• [Your task] Pull every line containing "this" out of the material below.

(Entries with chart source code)
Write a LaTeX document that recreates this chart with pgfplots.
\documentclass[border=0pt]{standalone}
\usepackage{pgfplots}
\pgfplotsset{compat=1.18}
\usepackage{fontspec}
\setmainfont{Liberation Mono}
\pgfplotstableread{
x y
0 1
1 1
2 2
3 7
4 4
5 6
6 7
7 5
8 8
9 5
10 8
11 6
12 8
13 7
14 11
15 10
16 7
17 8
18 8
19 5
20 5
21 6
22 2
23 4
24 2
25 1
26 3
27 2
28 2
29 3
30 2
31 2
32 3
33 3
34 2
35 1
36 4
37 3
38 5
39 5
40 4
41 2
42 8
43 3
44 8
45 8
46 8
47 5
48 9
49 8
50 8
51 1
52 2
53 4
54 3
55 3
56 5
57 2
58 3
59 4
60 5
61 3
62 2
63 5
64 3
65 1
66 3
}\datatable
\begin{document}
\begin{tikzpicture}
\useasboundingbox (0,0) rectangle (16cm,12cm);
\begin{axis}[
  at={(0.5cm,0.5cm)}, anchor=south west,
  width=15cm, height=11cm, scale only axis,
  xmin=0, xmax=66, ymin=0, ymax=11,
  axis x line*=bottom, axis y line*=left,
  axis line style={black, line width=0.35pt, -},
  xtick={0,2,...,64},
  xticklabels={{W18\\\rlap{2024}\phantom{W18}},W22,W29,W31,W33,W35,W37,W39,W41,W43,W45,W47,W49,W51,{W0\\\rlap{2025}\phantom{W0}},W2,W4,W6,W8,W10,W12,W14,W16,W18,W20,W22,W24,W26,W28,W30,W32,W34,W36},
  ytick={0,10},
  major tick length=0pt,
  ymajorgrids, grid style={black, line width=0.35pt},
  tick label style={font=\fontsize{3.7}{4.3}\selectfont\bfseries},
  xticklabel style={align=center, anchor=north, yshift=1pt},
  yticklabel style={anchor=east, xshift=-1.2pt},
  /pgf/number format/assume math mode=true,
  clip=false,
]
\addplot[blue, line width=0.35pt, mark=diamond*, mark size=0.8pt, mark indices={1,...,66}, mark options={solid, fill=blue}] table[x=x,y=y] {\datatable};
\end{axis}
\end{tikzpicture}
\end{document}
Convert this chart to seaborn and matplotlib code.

• [Written answer]
Write a LaTeX document that recreates this chart with pgfplots.
Convert this chart to seaborn and matplotlib code.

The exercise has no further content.